Investigation on properties of Al2O3–SiO2 complex shaped refractory fabricated by layered extrusion forming

Abstract

As one of the 3D printing methods, layered extrusion forming (LEF) has distinct advantages to form complex configuration ceramics directly. The feasibility of using LEF to make refractory products with complex shapes was explored by this work, using water-based Al2O3–SiO2 ceramic slurry and specially equipped device. By measuring rheological parameters, the effects of binder addition, dispersant addition and volume proportion of the solid portion composed of α-Al2O3 ultrafine powder (92 wt%) and silica fume (8 wt%) on rheological behavior of the slurry were investigated. The green body specimens prepared by the LEF were fired at 1400°C–1600 °C for 3h. The influence of firing temperature on phase composition, microstructure, sintering degree and comprehensive properties of the specimens was investigated. At 2.5 wt% addition of aluminum dihydrogen phosphate as binder, 0.2 wt% addition of sodium hexametaphosphate as dispersant and with solid portion between 56 vol% and 58 vol%, required pseudoplastic behavior of the slurry can be achieved, suitable for the LEF. With the increase of heating temperature, mullitization by the reaction between the α-Al2O3 ultrafine powder and silica fume becomes stronger and sintering gets enhanced, leading to improved comprehensive properties of the specimens.
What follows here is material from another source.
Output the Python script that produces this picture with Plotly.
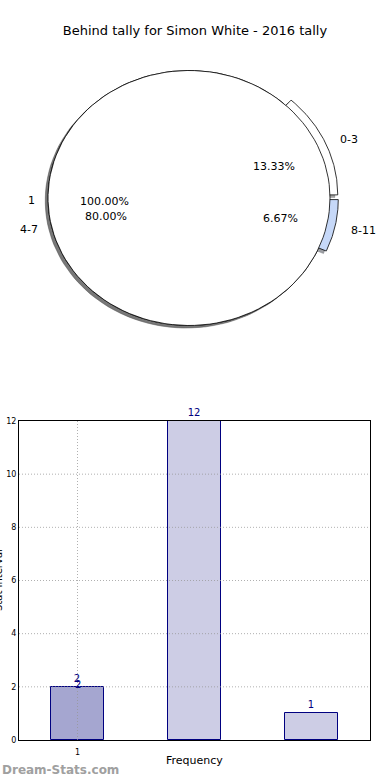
import numpy as np
import plotly.graph_objects as go

# ---------------- data ----------------
title_text = "Behind tally for Simon White - 2016 tally"

pie_labels = ["0-3", "4-7", "8-11"]
pie_values = [2, 12, 1]
pie_colors = ["#ffffff", "#ffffff", "#c6d8f8"]
pie_explode = [0.06, 0.0, 0.06]

top_labels = ["1"]
top_values = [1]
top_colors = ["#ffffff"]

bar_x = [0, 1, 2]
bar_values = [2, 12, 1]
bar_colors = ["#a5a6d0", "#cdcde5", "#cdcde5"]
bar_tick_vals = [0]
bar_tick_text = ["1"]
extra_bar_labels_x = [0]
extra_bar_labels_y = [2]

y_ticks = [0, 2, 4, 6, 8, 10, 12]

W, H = 390, 780
FONT = "DejaVu Sans"

fig = go.Figure()


def wedge_pts(t1, t2, cx, cy, r=1.0, n=120):
    t = np.radians(np.linspace(t1, t2, n))
    xs = cx + r * np.cos(t)
    ys = cy + r * np.sin(t)
    if t2 - t1 < 359.999:
        xs = np.concatenate([[cx], xs, [cx]])
        ys = np.concatenate([[cy], ys, [cy]])
    return xs, ys


def pie_geometry(values, explode):
    total = float(sum(values))
    out = []
    a = 0.0
    for v, e in zip(values, explode):
        span = 360.0 * v / total
        mid = np.radians(a + span / 2)
        cx, cy = e * np.cos(mid), e * np.sin(mid)
        out.append((a, a + span, cx, cy, mid, 100.0 * v / total))
        a += span
    return out


geo1 = pie_geometry(pie_values, pie_explode)
geo2 = pie_geometry(top_values, [0.0] * len(top_values))

common = dict(xaxis="x2", yaxis="y2", mode="lines", fill="toself",
              hoverinfo="skip", showlegend=False)


def shadow_color(hexc):
    h = hexc.lstrip("#")
    r, g, b = (int(h[i:i + 2], 16) for i in (0, 2, 4))
    return f"rgba({int(r*0.3)},{int(g*0.3)},{int(b*0.3)},0.5)"


# shadows (drawn beneath all wedges)
for (t1, t2, cx, cy, mid, pct), col in list(zip(geo1, pie_colors)) + list(zip(geo2, top_colors)):
    xs, ys = wedge_pts(t1, t2, cx - 0.02, cy - 0.02)
    sc = shadow_color(col)
    fig.add_trace(go.Scatter(x=xs, y=ys, fillcolor=sc,
                             line=dict(color=sc, width=0.5), **common))

# wedges
for (t1, t2, cx, cy, mid, pct), col in list(zip(geo1, pie_colors)) + list(zip(geo2, top_colors)):
    xs, ys = wedge_pts(t1, t2, cx, cy)
    fig.add_trace(go.Scatter(x=xs, y=ys, fillcolor=col,
                             line=dict(color="#000000", width=0.8), **common))

# pie labels
annotations = []
for geo, labels in ((geo1, pie_labels), (geo2, top_labels)):
    for (t1, t2, cx, cy, mid, pct), lab in zip(geo, labels):
        lx = cx + 1.1 * np.cos(mid)
        ly = cy + 1.1 * np.sin(mid)
        right_side = np.cos(mid) > 0
        annotations.append(dict(x=lx, y=ly, xref="x2", yref="y2", text=lab,
                                showarrow=False,
                                xanchor="left" if right_side else "right",
                                xshift=0 if right_side else 3,
                                yanchor="middle", yshift=-2,
                                font=dict(family=FONT, size=11, color="#000000")))
        px = cx + 0.6 * np.cos(mid)
        py = cy + 0.6 * np.sin(mid)
        annotations.append(dict(x=px, y=py, xref="x2", yref="y2", text=f"{pct:.2f}%",
                                showarrow=False, xanchor="center", yanchor="middle",
                                yshift=-3,
                                font=dict(family=FONT, size=11, color="#000000")))

# ---------------- bars ----------------
fig.add_trace(go.Bar(x=bar_x, y=bar_values, width=0.45,
                     marker=dict(color=bar_colors, line=dict(color="#000080", width=1)),
                     text=[str(v) for v in bar_values], textposition="outside",
                     textfont=dict(family=FONT, size=10, color="#000080"),
                     cliponaxis=False, showlegend=False, hoverinfo="skip",
                     xaxis="x", yaxis="y"))

for ex, ey in zip(extra_bar_labels_x, extra_bar_labels_y):
    annotations.append(dict(x=ex, y=ey, xref="x", yref="y", text=str(ey), showarrow=False,
                            yanchor="bottom", yshift=-5,
                            font=dict(family=FONT, size=10, color="#000080")))

# axis titles / watermark
annotations.append(dict(x=194 / W, y=1 - 760 / H, xref="paper", yref="paper", text="Frequency",
                        showarrow=False, xanchor="center", yanchor="middle",
                        font=dict(family=FONT, size=11, color="#000000")))
annotations.append(dict(x=-2 / W, y=1 - 580 / H, xref="paper", yref="paper", text="Stat Interval",
                        showarrow=False, xanchor="center", yanchor="middle", textangle=-90,
                        font=dict(family=FONT, size=10, color="#000000")))
annotations.append(dict(x=0, y=1 - 770 / H, xref="paper", yref="paper", text="<b>Dream-Stats.com</b>",
                        showarrow=False, xanchor="left", yanchor="middle",
                        font=dict(family=FONT, size=12, color="#a0a0a0")))

# grid drawn above the bars (as in the reference)
grid_style = dict(color="rgba(150,150,150,0.75)", width=1, dash="1px,2px")
shapes = []
for yt in y_ticks[1:-1]:
    shapes.append(dict(type="line", xref="x domain", yref="y", x0=0, x1=1, y0=yt, y1=yt,
                       line=grid_style, layer="above"))
for xt in bar_tick_vals:
    shapes.append(dict(type="line", xref="x", yref="y domain", x0=xt, x1=xt, y0=0, y1=1,
                       line=grid_style, layer="above"))

# pie axes geometry: 1 unit = 141 px horizontally, 127.5 px vertically, centre (189,198)
pcx, pcy, sx, sy = 189, 198, 141.0, 127.5
ptop, pbot = 40, 360

fig.update_layout(
    template="none",
    width=W, height=H, autosize=False,
    margin=dict(l=0, r=0, t=0, b=0, pad=0, autoexpand=False),
    paper_bgcolor="#ffffff", plot_bgcolor="rgba(0,0,0,0)",
    title=dict(text=title_text, x=0.5, xanchor="center", y=1 - 30 / H, yanchor="middle",
               font=dict(family=FONT, size=13, color="#000000")),
    xaxis2=dict(domain=[0, 1], range=[-pcx / sx, (W - pcx) / sx], visible=False,
                anchor="y2", fixedrange=True, automargin=False),
    yaxis2=dict(domain=[1 - pbot / H, 1 - ptop / H],
                range=[-(pbot - pcy) / sy, (pcy - ptop) / sy], visible=False,
                anchor="x2", fixedrange=True, automargin=False),
    xaxis=dict(domain=[19 / W, 370 / W], range=[-0.5, 2.5], anchor="y",
               tickvals=bar_tick_vals, ticktext=bar_tick_text,
               tickfont=dict(family=FONT, size=8, color="#000000"),
               ticklabelstandoff=4, automargin=False, showgrid=False,
               showline=True, linecolor="#000000", linewidth=1, mirror=True,
               ticks="", zeroline=False, layer="above traces"),
    yaxis=dict(domain=[1 - 740 / H, 1 - 421 / H], range=[0, 12], anchor="x",
               tickvals=y_ticks, automargin=False, showgrid=False,
               tickfont=dict(family=FONT, size=8, color="#000000"),
               showline=True, linecolor="#000000", linewidth=1, mirror=True,
               ticks="", zeroline=False, layer="above traces"),
    annotations=annotations,
    shapes=shapes,
    bargap=0,
)

fig.write_html("out.html", config={"displayModeBar": False, "responsive": False},
               post_script="document.body.style.margin='0';document.body.style.overflow='hidden';")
Fired at 1600 °C, properties in terms of bulk density 3.03g/cm3, cold compressive strength 190.5 MPa and refractoriness under load 1598 °C are achieved. Crucible slag test shows a good resistance to the glass melt corrosion. Good feasibility of fabricating some complex shaped refractory products by LEF as a novel forming approach has been confirmed by the present work.